On Tuesday I have class with my coach. We do it in the morning, so no one else bothers us. There are no other players, and the only other people there are Lao Shushu, the old uncle who lives at the courts. It’s the best time where we just work on my problems, and go at my pace, and I love it.
We arrive at 10 and leave at 11:30. It’s not long, but intense.
This week at the end of our lesson he had me practice serving, since my technique has eroded over time. He showed me what I was doing wrong, watched for a minute to make sure I got it right, then went to sit down and chat with Lao Shushu and two other guys hanging out.
“We gotta go in a minute,” he yelled at me after a few minutes. “It’s 11:30.” (He picks me up and drives me home on days I have class.)
“Okay,” I nodded taking a few more birdies.
“Actually. Do you have to go home? Do you have something to do right now?”
“Not really,” I said.
“Why don’t you stay and keep practicing. Go when you finish.”
I looked down next to me at the big cardboard box filled with practice birdies. “Sure,” I said. And I just stood there practicing my serve. My coach left, and soon after, two other people who were hanging out also left to get some lunch. It was just me a Lao Shushu.
Lao Shushu lives and works at the courts. He isn’t married, and doesn’t have much of a family (he’s a family friend of my coach) and is maybe late 40’s early 50’s. He doesn’t play badminton at all, but he’s there all the time. He has a small bed in the back, and showers in the bathrooms.
You’d think we’d be good friends but truthfully, I barely talk to him. His Chinese is so bad. He’s uneducated (I don’t know how much schooling he had, but definitely not high school) and speaks the local language. His Mandarin is garbled and for me, unintelligible.
I like him a lot. When I come in he always gives me a big wave from behind the counter, and I always say good night when I leave. Our biggest conversation is when I grab a drink from the cooler behind his desk and he says “Xiao Bing! Bing, bing bing!” (My chinese name means “little ice” and I am known for always drinking the coldest drinks possible.

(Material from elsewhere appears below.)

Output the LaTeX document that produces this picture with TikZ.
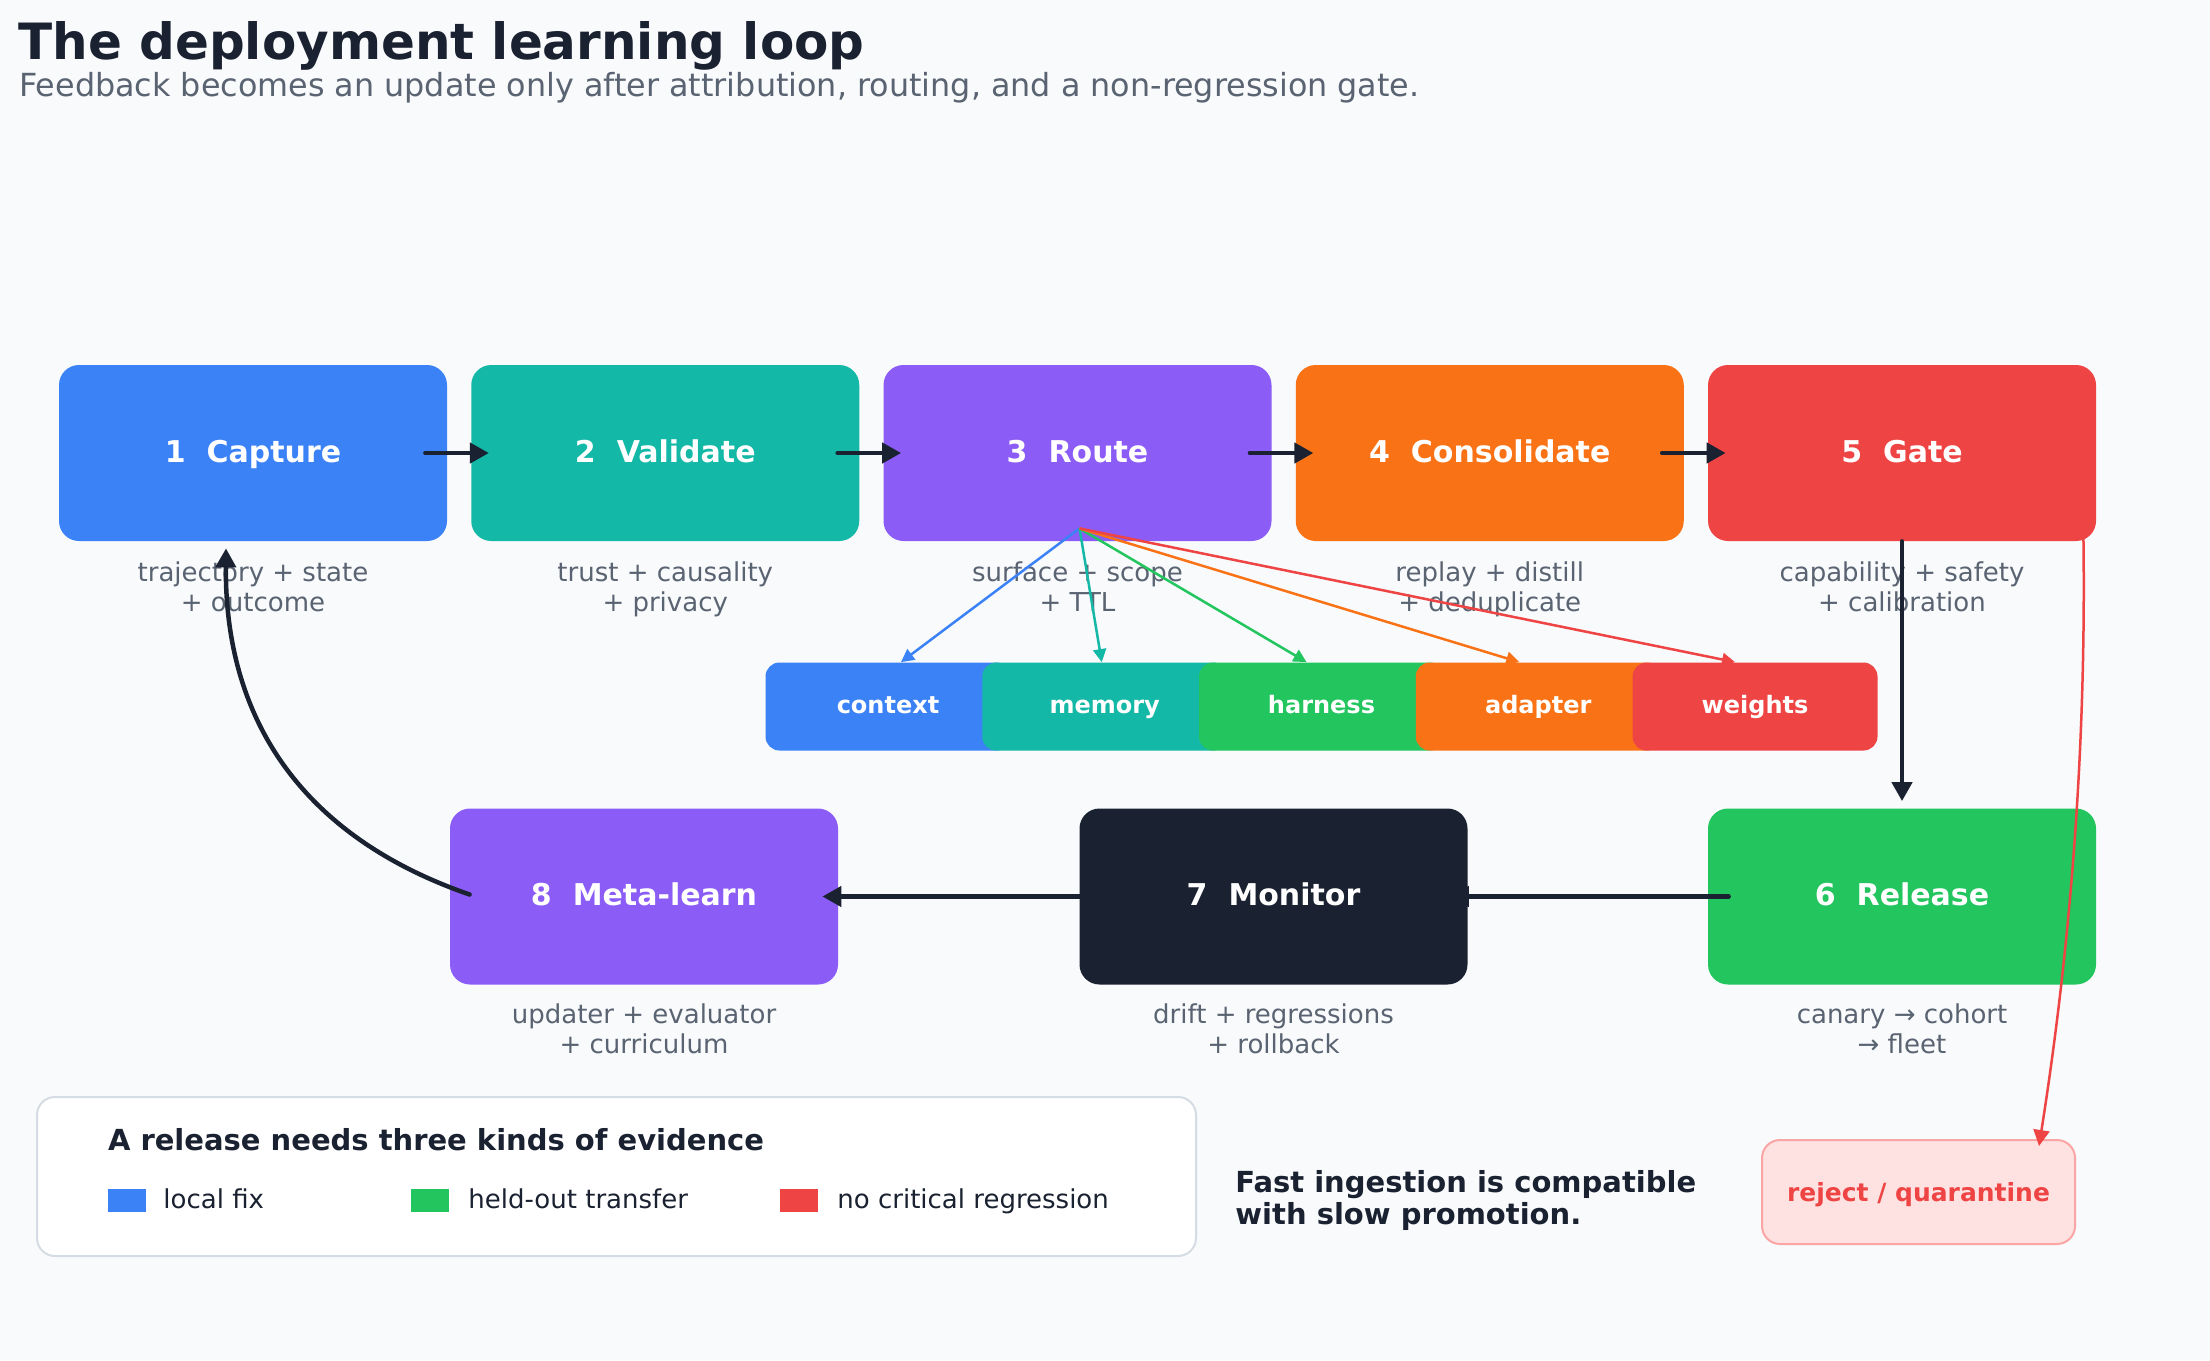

So it’s kinda a joke in Chinese but doesn’t really translate well.)
So he was just sitting there, drinking tea and watching me as I practiced my serves. I didn’t know he was there until I hit a serve and I heard him say “ping,” mimicking the sound of the racket as I hit the birdie over the net. I looked over and laughed, and he laughed, and I continued serving.
A few birdies later, he did the same thing. “Ping!” he said. Then very quietly he added,
“It sounds so nice.”
Until that point I had been practicing my serve: Where to stand, how to hold my arms, the position of my body, and the desired placement point. I wasn’t really listening to anything.
But then I changed my focus and started paying attention to everything. The day was gorgeous. Sun was filtering in through the door and the openings on the building. I could hear the breeze outside and the chattering of birds.
And the noise the birdie made when I served WAS fantastic. A nice crisp, clear, pinging sound that rang out in the dark and empty courts. And aside from that?
Total blissful silence.
A rare moment in China.
I continued serving, enjoying how much more pleasant everything was now that I was paying attention to it.
Ping.
Ping.
Ping.
I finished the box, cleaned it all up and said goodbye to Lao Shushu. I’d be back that night, when the courts would all be full, the lights blazing and players energetically having fun. Badminton is a sport that you need others to play, and I love the excitement and energy of the game. But in that moment, while I was serving in the quiet, it felt so peaceful and so still. And I really appreciated it.